Prompting Large Language Model for Machine Translation: A Case Study
This work addresses the under-explored problem of prompting for machine translation, offering insights for researchers and practitioners, but it is incremental as it builds on existing prompting research without introducing a new paradigm.
The study systematically investigates prompting strategies for machine translation using the GLM-130B model, finding that factors like the number and quality of prompt examples affect performance, with pseudo parallel examples from monolingual data improving translation and transfer learning across settings showing potential gains.

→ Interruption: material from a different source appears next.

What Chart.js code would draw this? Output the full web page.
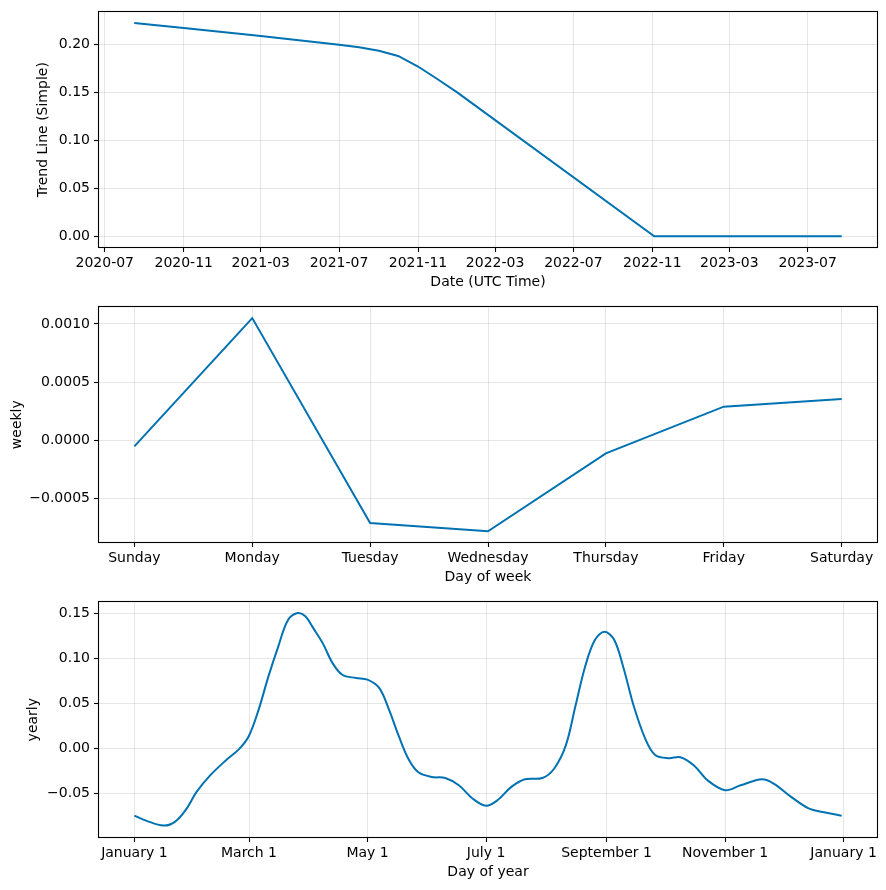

Research on prompting has shown excellent performance with little or even no supervised training across many tasks. However, prompting for machine translation is still under-explored in the literature. We fill this gap by offering a systematic study on prompting strategies for translation, examining various factors for prompt template and demonstration example selection. We further explore the use of monolingual data and the feasibility of cross-lingual, cross-domain, and sentence-to-document transfer learning in prompting. Extensive experiments with GLM-130B (Zeng et al., 2022) as the testbed show that 1) the number and the quality of prompt examples matter, where using suboptimal examples degenerates translation; 2) several features of prompt examples, such as semantic similarity, show significant Spearman correlation with their prompting performance; yet, none of the correlations are strong enough; 3) using pseudo parallel prompt examples constructed from monolingual data via zero-shot prompting could improve translation; and 4) improved performance is achievable by transferring knowledge from prompt examples selected in other settings. We finally provide an analysis on the model outputs and discuss several problems that prompting still suffers from.